5. Convex vs. Non-Convex Landscapes
When data scientists talk about how hard a model is to train, they usually use the words convex and non-convex. This simply describes the overall shape of our loss landscape.
The Convex Landscape (The Easy Path)
A convex landscape is shaped like a perfectly smooth, U-shaped bowl.
- One Minimum: It has exactly one lowest point, which we call the global minimum.
- Easy Optimization: No matter where you randomly start on this landscape, if you just keep walking downhill, you are mathematically guaranteed to reach the absolute best solution.

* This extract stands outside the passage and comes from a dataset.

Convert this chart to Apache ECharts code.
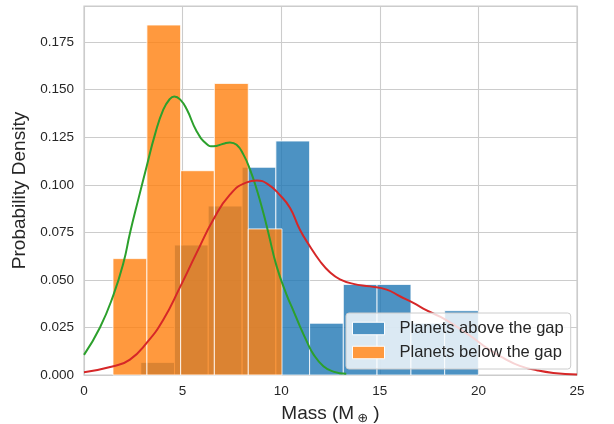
<!DOCTYPE html>
<html>
<head>
<meta charset="utf-8">
<script src="https://cdn.jsdelivr.net/npm/echarts@6/dist/echarts.min.js"></script>
<style>
html,body{margin:0;padding:0;background:#fff;}
#chart{width:614px;height:424px;}
</style>
</head>
<body>
<div id="chart"></div>
<script>
// Histogram: planets above the gap (blue)
const aboveEdges = [2.88, 4.59, 6.30, 8.02, 9.73, 11.44, 13.15, 14.86, 16.58, 18.29, 20.0];
const aboveHeights = [0.0066, 0.0683, 0.0888, 0.1092, 0.1230, 0.0272, 0.0476, 0.0476, 0.0272, 0.0338];
// Histogram: planets below the gap (orange)
const belowEdges = [1.47, 3.19, 4.90, 6.61, 8.33, 10.04];
const belowHeights = [0.0612, 0.1840, 0.1074, 0.1533, 0.0768];
// KDE curve: below the gap (green)
const kdeBelowX = [0, 0.81, 1.49, 2.0, 2.33, 2.75, 3.18, 3.60, 4.02, 4.36, 4.58, 4.87, 5.21, 5.71, 6.22, 6.56, 7.07, 7.40, 7.74, 8.08, 8.42, 8.76, 9.10, 9.35, 9.77, 10.28, 10.61, 10.95, 11.29, 11.63, 12.14, 12.64, 13.3];
const kdeBelowY = [0.0106, 0.0250, 0.0420, 0.0590, 0.0745, 0.0922, 0.1097, 0.1265, 0.1395, 0.1452, 0.1464, 0.1449, 0.1397, 0.1282, 0.1214, 0.1202, 0.1216, 0.1223, 0.1210, 0.1160, 0.1080, 0.0975, 0.0850, 0.0747, 0.0571, 0.0420, 0.0340, 0.0256, 0.0178, 0.0110, 0.0046, 0.0018, 0.0006];
// KDE curve: above the gap (red)
const kdeAboveX = [0, 1.49, 2.33, 3.18, 4.02, 4.87, 5.71, 6.56, 7.40, 8.25, 8.76, 9.30, 9.94, 10.45, 10.95, 11.46, 11.97, 12.47, 12.98, 13.66, 14.50, 15.35, 16.02, 16.70, 17.38, 18.08, 18.78, 19.60, 20.45, 21.30, 22.10, 23.0, 23.8, 25.0];
const kdeAboveY = [0.0015, 0.0046, 0.0081, 0.0169, 0.0291, 0.0462, 0.0642, 0.0817, 0.0948, 0.1013, 0.1022, 0.1005, 0.0945, 0.0878, 0.0764, 0.0676, 0.0598, 0.0540, 0.0503, 0.0479, 0.0466, 0.0449, 0.0414, 0.0379, 0.0340, 0.0305, 0.0262, 0.0205, 0.0140, 0.0088, 0.0048, 0.0024, 0.0011, 0.0003];
const xTicks = [0, 5, 10, 15, 20, 25];
const yTickStep = 0.025;

function bins(edges, heights) {
  return heights.map((h, i) => [edges[i], edges[i + 1], h]);
}
function pairs(xs, ys) { return xs.map((x, i) => [x, ys[i]]); }
function histSeries(name, data, color) {
  return {
    name: name, type: 'custom', data: data,
    encode: {x: [0, 1], y: 2},
    itemStyle: {color: color},
    renderItem: function (params, api) {
      const p0 = api.coord([api.value(0), api.value(2)]);
      const p1 = api.coord([api.value(1), 0]);
      return {
        type: 'rect',
        shape: {x: p0[0], y: p0[1], width: p1[0] - p0[0], height: p1[1] - p0[1]},
        style: {fill: color, stroke: '#ffffff', lineWidth: 1, opacity: 0.8}
      };
    }
  };
}

const chart = echarts.init(document.getElementById('chart'));
const txt = '#262626';
const ff = 'Liberation Sans, Arial, sans-serif';
chart.setOption({
  animation: false,
  grid: {left: 84, right: 37, top: 6, bottom: 49, show: true, borderColor: '#cccccc', borderWidth: 1.25,
    backgroundColor: 'transparent', containLabel: false, outerBoundsMode: 'none'},
  xAxis: {
    type: 'value', min: xTicks[0], max: xTicks[xTicks.length - 1], interval: 5,
    axisLine: {show: false}, axisTick: {show: false},
    splitLine: {show: true, lineStyle: {color: '#cccccc', width: 1.1}},
    axisLabel: {color: txt, fontSize: 13.5, margin: 9, fontFamily: ff},
    name: 'Mass (M{s|⊕} )', nameLocation: 'middle', nameGap: 28,
    nameTextStyle: {color: txt, fontSize: 19, fontFamily: ff,
      rich: {s: {fontSize: 13, color: txt, padding: [9, 0, 0, 3], fontFamily: 'DejaVu Sans, sans-serif'}}}
  },
  yAxis: {
    type: 'value', min: 0, max: 0.194, interval: yTickStep,
    axisLine: {show: false}, axisTick: {show: false},
    splitLine: {show: true, lineStyle: {color: '#cccccc', width: 1.1}},
    axisLabel: {color: txt, fontSize: 13.5, margin: 10, fontFamily: ff,
      formatter: function (v) {
        const k = v / yTickStep;
        return Math.abs(k - Math.round(k)) < 1e-6 ? v.toFixed(3) : '';
      }},
    name: 'Probability Density', nameLocation: 'middle', nameGap: 45, nameRotate: 90,
    nameTextStyle: {color: txt, fontSize: 19, fontFamily: ff}
  },
  legend: {
    orient: 'vertical', left: 346, top: 313, z: 10,
    padding: [7, 7, 8, 6], itemGap: 7, itemWidth: 32, itemHeight: 12.5,
    backgroundColor: 'rgba(255,255,255,0.8)', borderColor: '#cccccc', borderWidth: 1, borderRadius: 3,
    textStyle: {color: txt, fontSize: 16.5, lineHeight: 16, padding: [0, 0, 0, 10], fontFamily: ff},
    data: [
      {name: 'Planets above the gap', icon: 'rect', itemStyle: {color: '#4c92c3', borderColor: '#ffffff', borderWidth: 1}},
      {name: 'Planets below the gap', icon: 'rect', itemStyle: {color: '#ff993e', borderColor: '#ffffff', borderWidth: 1}}
    ]
  },
  series: [
    histSeries('Planets above the gap', bins(aboveEdges, aboveHeights), '#1f77b4'),
    histSeries('Planets below the gap', bins(belowEdges, belowHeights), '#ff7f0e'),
    {name: 'kde below', type: 'line', data: pairs(kdeBelowX, kdeBelowY), smooth: 0.5, showSymbol: false,
      lineStyle: {color: '#2ca02c', width: 2}, itemStyle: {color: '#2ca02c'}},
    {name: 'kde above', type: 'line', data: pairs(kdeAboveX, kdeAboveY), smooth: 0.5, showSymbol: false,
      lineStyle: {color: '#d62728', width: 2}, itemStyle: {color: '#d62728'}}
  ]
});
</script>
</body>
</html>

- Who uses it? Simpler machine learning algorithms, like standard Linear Regression, usually have convex loss landscapes.
The Non-Convex Landscape (The Rugged Terrain)
A non-convex landscape looks less like a smooth bowl and more like a rugged mountain range, complete with hills, valleys, and flat plateaus.
- Multiple Minima: It has many valleys. Some of these are global minima(true bottom), local minima (they look like the bottom because every direction goes up, but they aren’t the absolute lowest point in the whole landscape)
- Saddle Points: It features tricky spots that look flat from one direction (like the bottom of a valley) but slope downward in another direction — exactly like a horse’s saddle.
- Harder Training: Optimization is much harder here. An AI model can easily roll into a local minimum or get stuck on a flat saddle point, thinking it has found the best answer when a much lower valley exists just over the next hill.

* The Deep Learning Reality
NOTE: almost all deep learning models have non-convex landscapes. Because modern neural networks have millions of parameters and complex layers, their loss landscapes are incredibly rugged and chaotic. Finding the absolute best set of weights is often practically impossible. Instead, modern data science is all about finding a “good enough” valley — a local minimum that is low enough for the AI to perform its job well!